It is not a secret that I believe that a single payer system to cover healthcare costs is in our best interest. One of the struggles is how to pay for it. There is a proposal out there to expand Medicare. I think it is worth exploring.
Administratively, Medicare is already in place. A single administrative body to coordinate the processing and payment of medical expenses. The greatest advantage of this is that it eliminates administrative overhead. Based on a study in the New England Journal of Medicine, the amount of expenditures related to Health Insurance overhead is significant. Consider the few examples that would not need to be part of the process.
Hospital and doctor compliance and monitoring. Doctors don’t just send a bill to the insurance companies. They first have to work with the companies (multiple companies) to understand the terms of the agreement. Then they have to have staff and processes to comply with each one of those companies.
Payement. As with compliance, each company has it’s own process for payment and reconciliation of payments. Each medical practice must manage to each of the insurance companies processes.
Each insurance company has its own administrative overhead to establish, maintain, and manage compliance, accounting / payments. The reason there has been so much consolidation in the industry it that the companies themselves agree there is too much redundancy and recognize the power of consolidating. The problem is that this gives them too much power to dictate terms with doctors, hospitals, and patients.
Employers higher specialist simply to manage and comply with insurance requirements.
Take a look at the study and you will see other areas where we add cost to healthcare but do not add any value. Non-treatment costs for healthcare go upward of 30%.

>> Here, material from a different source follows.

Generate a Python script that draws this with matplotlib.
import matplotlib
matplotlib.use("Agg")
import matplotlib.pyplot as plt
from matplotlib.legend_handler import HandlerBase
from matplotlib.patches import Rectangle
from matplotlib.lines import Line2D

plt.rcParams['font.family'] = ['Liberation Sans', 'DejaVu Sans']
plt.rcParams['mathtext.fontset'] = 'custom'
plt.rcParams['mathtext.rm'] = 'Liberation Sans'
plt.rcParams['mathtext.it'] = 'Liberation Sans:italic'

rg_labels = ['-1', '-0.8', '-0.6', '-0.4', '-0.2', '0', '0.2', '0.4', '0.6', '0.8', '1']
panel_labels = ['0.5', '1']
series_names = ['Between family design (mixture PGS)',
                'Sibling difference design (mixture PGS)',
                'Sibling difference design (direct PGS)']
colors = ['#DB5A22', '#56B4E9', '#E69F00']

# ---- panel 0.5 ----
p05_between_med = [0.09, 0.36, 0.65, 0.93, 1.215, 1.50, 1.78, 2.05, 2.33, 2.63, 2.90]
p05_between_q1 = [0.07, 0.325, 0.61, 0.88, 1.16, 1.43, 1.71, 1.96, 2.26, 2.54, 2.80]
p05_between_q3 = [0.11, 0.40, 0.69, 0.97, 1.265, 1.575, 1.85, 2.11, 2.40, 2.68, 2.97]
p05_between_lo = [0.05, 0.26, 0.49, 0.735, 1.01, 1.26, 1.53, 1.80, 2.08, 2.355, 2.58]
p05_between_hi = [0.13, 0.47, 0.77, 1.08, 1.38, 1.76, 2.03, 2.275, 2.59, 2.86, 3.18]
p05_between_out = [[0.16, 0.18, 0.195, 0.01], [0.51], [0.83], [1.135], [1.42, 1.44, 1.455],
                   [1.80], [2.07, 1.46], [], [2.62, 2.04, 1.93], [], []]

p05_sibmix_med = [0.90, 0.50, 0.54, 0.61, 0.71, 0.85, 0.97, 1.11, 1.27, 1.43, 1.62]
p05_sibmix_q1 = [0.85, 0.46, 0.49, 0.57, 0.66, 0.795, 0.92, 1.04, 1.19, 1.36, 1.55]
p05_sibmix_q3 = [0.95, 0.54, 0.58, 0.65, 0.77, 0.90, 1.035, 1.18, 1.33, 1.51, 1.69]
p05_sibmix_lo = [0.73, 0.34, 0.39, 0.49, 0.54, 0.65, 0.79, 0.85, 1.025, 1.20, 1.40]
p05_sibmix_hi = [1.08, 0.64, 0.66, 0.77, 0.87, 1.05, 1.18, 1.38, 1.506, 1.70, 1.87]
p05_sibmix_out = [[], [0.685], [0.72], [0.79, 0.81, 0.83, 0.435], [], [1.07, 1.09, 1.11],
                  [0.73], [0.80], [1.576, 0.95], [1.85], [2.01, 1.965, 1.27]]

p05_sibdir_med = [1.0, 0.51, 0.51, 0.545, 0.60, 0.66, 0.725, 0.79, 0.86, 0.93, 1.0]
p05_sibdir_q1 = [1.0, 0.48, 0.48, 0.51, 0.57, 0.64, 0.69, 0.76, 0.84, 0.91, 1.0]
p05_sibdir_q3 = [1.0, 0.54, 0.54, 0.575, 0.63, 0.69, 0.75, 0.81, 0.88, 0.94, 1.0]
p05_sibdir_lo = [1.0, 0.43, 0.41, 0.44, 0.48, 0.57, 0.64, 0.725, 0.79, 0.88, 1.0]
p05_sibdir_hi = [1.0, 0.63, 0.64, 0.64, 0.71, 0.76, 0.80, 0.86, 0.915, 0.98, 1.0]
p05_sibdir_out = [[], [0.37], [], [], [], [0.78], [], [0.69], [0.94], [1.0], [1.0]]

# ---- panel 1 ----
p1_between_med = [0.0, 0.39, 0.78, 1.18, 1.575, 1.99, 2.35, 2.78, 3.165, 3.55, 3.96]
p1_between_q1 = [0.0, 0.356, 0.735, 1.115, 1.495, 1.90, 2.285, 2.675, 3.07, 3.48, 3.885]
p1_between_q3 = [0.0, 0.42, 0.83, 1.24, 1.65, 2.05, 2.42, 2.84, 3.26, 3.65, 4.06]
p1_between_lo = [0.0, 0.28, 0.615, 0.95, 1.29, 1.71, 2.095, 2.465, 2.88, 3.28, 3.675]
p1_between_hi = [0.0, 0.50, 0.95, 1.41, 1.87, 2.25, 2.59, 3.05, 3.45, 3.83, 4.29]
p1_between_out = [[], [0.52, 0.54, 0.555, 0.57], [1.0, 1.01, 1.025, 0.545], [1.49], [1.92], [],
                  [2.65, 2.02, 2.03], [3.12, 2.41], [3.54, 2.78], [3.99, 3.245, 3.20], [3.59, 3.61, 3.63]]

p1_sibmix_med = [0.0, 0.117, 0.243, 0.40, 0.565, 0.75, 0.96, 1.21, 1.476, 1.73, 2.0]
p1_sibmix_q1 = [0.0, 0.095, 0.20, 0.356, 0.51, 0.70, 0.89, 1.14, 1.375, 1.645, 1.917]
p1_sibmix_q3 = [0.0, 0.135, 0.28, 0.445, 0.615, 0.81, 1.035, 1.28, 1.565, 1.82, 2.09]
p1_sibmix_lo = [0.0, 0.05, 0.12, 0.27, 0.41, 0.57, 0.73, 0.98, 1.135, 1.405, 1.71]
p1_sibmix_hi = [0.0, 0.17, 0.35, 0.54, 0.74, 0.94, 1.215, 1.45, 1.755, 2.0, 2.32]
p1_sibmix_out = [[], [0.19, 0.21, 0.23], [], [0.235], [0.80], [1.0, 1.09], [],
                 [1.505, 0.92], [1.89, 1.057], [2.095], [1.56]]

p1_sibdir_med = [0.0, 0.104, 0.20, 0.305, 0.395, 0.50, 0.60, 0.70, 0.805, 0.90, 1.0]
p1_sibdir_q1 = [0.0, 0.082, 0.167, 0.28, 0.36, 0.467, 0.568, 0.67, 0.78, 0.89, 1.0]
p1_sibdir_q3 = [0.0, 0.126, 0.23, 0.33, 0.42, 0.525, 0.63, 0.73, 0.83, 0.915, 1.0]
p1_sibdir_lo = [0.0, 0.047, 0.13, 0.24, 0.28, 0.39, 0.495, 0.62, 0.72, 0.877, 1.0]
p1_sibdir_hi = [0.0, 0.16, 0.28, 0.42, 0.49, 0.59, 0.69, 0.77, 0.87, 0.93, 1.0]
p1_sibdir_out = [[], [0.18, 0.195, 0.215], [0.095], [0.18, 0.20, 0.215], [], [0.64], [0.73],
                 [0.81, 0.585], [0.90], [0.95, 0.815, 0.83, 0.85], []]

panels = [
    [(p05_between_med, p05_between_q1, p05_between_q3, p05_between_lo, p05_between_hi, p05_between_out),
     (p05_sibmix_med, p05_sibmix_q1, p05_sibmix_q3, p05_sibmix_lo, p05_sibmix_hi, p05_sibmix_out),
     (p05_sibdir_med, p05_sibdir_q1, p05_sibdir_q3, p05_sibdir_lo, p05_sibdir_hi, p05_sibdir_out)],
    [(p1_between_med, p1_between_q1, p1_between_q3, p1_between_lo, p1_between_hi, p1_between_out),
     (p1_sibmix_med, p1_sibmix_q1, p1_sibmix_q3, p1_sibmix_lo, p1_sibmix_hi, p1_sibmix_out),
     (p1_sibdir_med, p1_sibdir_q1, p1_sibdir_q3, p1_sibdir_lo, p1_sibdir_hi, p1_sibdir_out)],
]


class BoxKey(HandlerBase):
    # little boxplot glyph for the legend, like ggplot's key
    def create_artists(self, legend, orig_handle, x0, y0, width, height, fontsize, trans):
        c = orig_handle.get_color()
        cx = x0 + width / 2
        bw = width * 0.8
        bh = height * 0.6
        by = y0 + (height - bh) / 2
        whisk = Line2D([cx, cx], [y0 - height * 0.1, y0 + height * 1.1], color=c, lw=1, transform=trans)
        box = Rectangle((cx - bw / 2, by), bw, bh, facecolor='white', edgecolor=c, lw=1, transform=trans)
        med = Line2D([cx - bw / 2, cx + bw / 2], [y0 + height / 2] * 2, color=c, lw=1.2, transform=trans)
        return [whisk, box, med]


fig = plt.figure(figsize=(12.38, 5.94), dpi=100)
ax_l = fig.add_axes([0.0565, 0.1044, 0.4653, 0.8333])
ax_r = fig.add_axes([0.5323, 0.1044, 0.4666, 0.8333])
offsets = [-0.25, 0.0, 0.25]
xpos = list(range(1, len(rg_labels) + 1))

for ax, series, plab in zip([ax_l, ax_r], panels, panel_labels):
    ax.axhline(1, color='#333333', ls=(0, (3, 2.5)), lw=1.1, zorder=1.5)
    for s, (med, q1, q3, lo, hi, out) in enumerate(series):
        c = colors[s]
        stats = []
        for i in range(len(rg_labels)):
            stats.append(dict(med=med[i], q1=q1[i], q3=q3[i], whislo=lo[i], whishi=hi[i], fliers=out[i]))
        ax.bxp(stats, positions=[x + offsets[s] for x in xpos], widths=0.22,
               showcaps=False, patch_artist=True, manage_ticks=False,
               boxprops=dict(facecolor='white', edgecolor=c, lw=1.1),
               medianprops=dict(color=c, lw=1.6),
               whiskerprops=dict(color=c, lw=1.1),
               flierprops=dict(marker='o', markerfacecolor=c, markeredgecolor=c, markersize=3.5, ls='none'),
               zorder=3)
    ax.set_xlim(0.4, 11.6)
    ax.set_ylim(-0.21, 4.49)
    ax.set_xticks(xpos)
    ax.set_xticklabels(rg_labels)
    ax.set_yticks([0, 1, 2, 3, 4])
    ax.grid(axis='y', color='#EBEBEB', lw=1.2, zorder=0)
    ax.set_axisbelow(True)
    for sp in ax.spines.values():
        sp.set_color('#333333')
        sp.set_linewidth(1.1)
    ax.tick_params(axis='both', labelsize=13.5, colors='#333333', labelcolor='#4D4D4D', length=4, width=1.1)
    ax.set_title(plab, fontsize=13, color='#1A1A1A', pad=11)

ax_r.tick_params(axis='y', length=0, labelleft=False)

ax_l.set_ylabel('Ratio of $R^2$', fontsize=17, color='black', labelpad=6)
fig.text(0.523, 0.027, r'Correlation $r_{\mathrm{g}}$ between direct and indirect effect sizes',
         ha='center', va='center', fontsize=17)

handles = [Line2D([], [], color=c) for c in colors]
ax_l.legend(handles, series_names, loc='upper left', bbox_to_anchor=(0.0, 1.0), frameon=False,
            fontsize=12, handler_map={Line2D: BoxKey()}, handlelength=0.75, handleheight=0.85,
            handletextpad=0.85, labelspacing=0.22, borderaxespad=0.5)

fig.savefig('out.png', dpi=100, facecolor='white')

The supposition of medicareforall.org is that we can drop all private insurance, increase the payroll tax associated with medicare from about 1.4% up to 5% and cover everyone through medicare. The initiative assumes a pretty significant cost reduction through the implementation of a single payer system.
While I think the assessment of 5% may be low, compared to the cost of insurance, which can easily exceed 15-20%% of HHI, even if we double that amount, it will be less for the average household than the cost of insurance.
While our preference is a capitalistic solution, it simply has become untenable. If we believe everyone who needs health care should be able to get it, then a single payer system is the only viable answer. Private insurance adds no value to the equation and in fact adds monetary and significant emotional cost to the process.
If you feel that poor people should not have access, than tens of thousands of people should be ‘allowed to die’, or that families should have to decide between homelessness or medical treatment (families lose homes over medical expenses), the private insurance for some at the expense of others is the better option.